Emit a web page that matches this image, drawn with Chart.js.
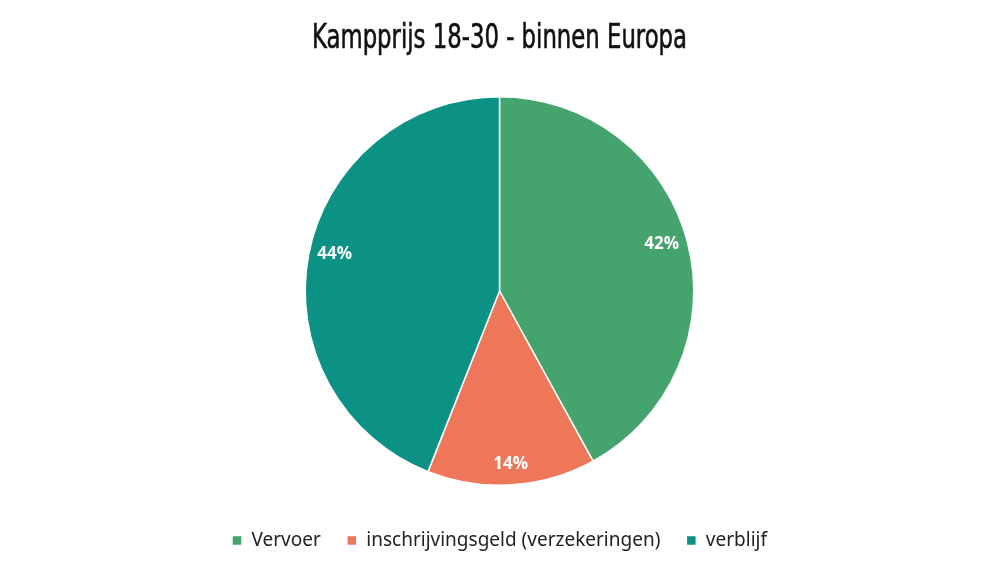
<!DOCTYPE html>
<html>
<head>
<meta charset="utf-8">
<script src="https://cdn.jsdelivr.net/npm/chart.js@4"></script>
<style>
  html, body { margin: 0; padding: 0; background: #fff; }
  #wrap { width: 999px; height: 562px; }
</style>
</head>
<body>
<div id="wrap"><canvas id="myChart" width="999" height="562"></canvas></div>
<script>
// pie data
let labels = ['Vervoer', 'inschrijvingsgeld (verzekeringen)', 'verblijf'];
let percentages = [42, 14, 44];
let sliceColors = ['#45a46e', '#ee7759', '#0c9185'];
let chartTitle = 'Kampprijs 18-30 - binnen Europa';

// title drawn by hand so it can be squeezed like the condensed original font
const condensedTitle = {
  id: 'condensedTitle',
  afterDraw(chart) {
    const ctx = chart.ctx;
    ctx.save();
    ctx.font = '34px "Liberation Sans Narrow", "DejaVu Sans Condensed", sans-serif';
    ctx.fillStyle = '#111111';
    ctx.strokeStyle = '#111111';
    ctx.lineWidth = 0.6;
    ctx.textBaseline = 'alphabetic';
    ctx.textAlign = 'center';
    const w = ctx.measureText(chartTitle).width;
    const sx = Math.min(1, 375 / w);
    ctx.translate(chart.width / 2, 48);
    ctx.scale(sx, 1);
    ctx.fillText(chartTitle, 0, 0);
    ctx.strokeText(chartTitle, 0, 0);
    ctx.restore();
  }
};

// push the legend a bit lower without shrinking the pie
const legendShift = {
  id: 'legendShift',
  afterLayout(chart) {
    chart.legend.top += 19;
    chart.legend.bottom += 19;
  }
};

// percentage labels, placed "inside end" like the original
const sliceLabels = {
  id: 'sliceLabels',
  afterDatasetsDraw(chart) {
    const ctx = chart.ctx;
    const meta = chart.getDatasetMeta(0);
    ctx.save();
    ctx.font = 'bold 17px "Open Sans", sans-serif';
    ctx.fillStyle = '#ffffff';
    ctx.textAlign = 'center';
    ctx.textBaseline = 'middle';
    meta.data.forEach(function(arc, i) {
      const mid = (arc.startAngle + arc.endAngle) / 2;
      const dx = Math.cos(mid), dy = Math.sin(mid);
      const extent = 20 * Math.abs(dx) + 10 * Math.abs(dy);
      const r = arc.outerRadius - 5 - extent;
      ctx.fillText(percentages[i] + '%', arc.x + dx * r, arc.y + dy * r - 5);
    });
    ctx.restore();
  }
};

new Chart('myChart', {
  type: 'pie',
  data: {
    labels: labels,
    datasets: [{
      data: percentages,
      backgroundColor: sliceColors,
      borderColor: '#ffffff',
      borderWidth: 1.5
    }]
  },
  plugins: [sliceLabels, condensedTitle, legendShift],
  options: {
    responsive: false,
    animation: false,
    layout: { padding: { top: 96, bottom: 21, left: 0, right: 0 } },
    plugins: {
      title: { display: false },
      legend: {
        position: 'bottom',
        labels: {
          color: '#222222',
          font: { family: '"Noto Sans", sans-serif', size: 19 },
          boxWidth: 10,
          boxHeight: 10,
          padding: 26
        }
      },
      tooltip: { enabled: false }
    }
  }
});
</script>
</body>
</html>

◆ ◆ ◆

### Exercise objective
Extract all lines from the data in which "drawn" is found.

### Worked solution
Emit a web page that matches this image, drawn with Chart.js.
// title drawn by hand so it can be squeezed like the condensed original font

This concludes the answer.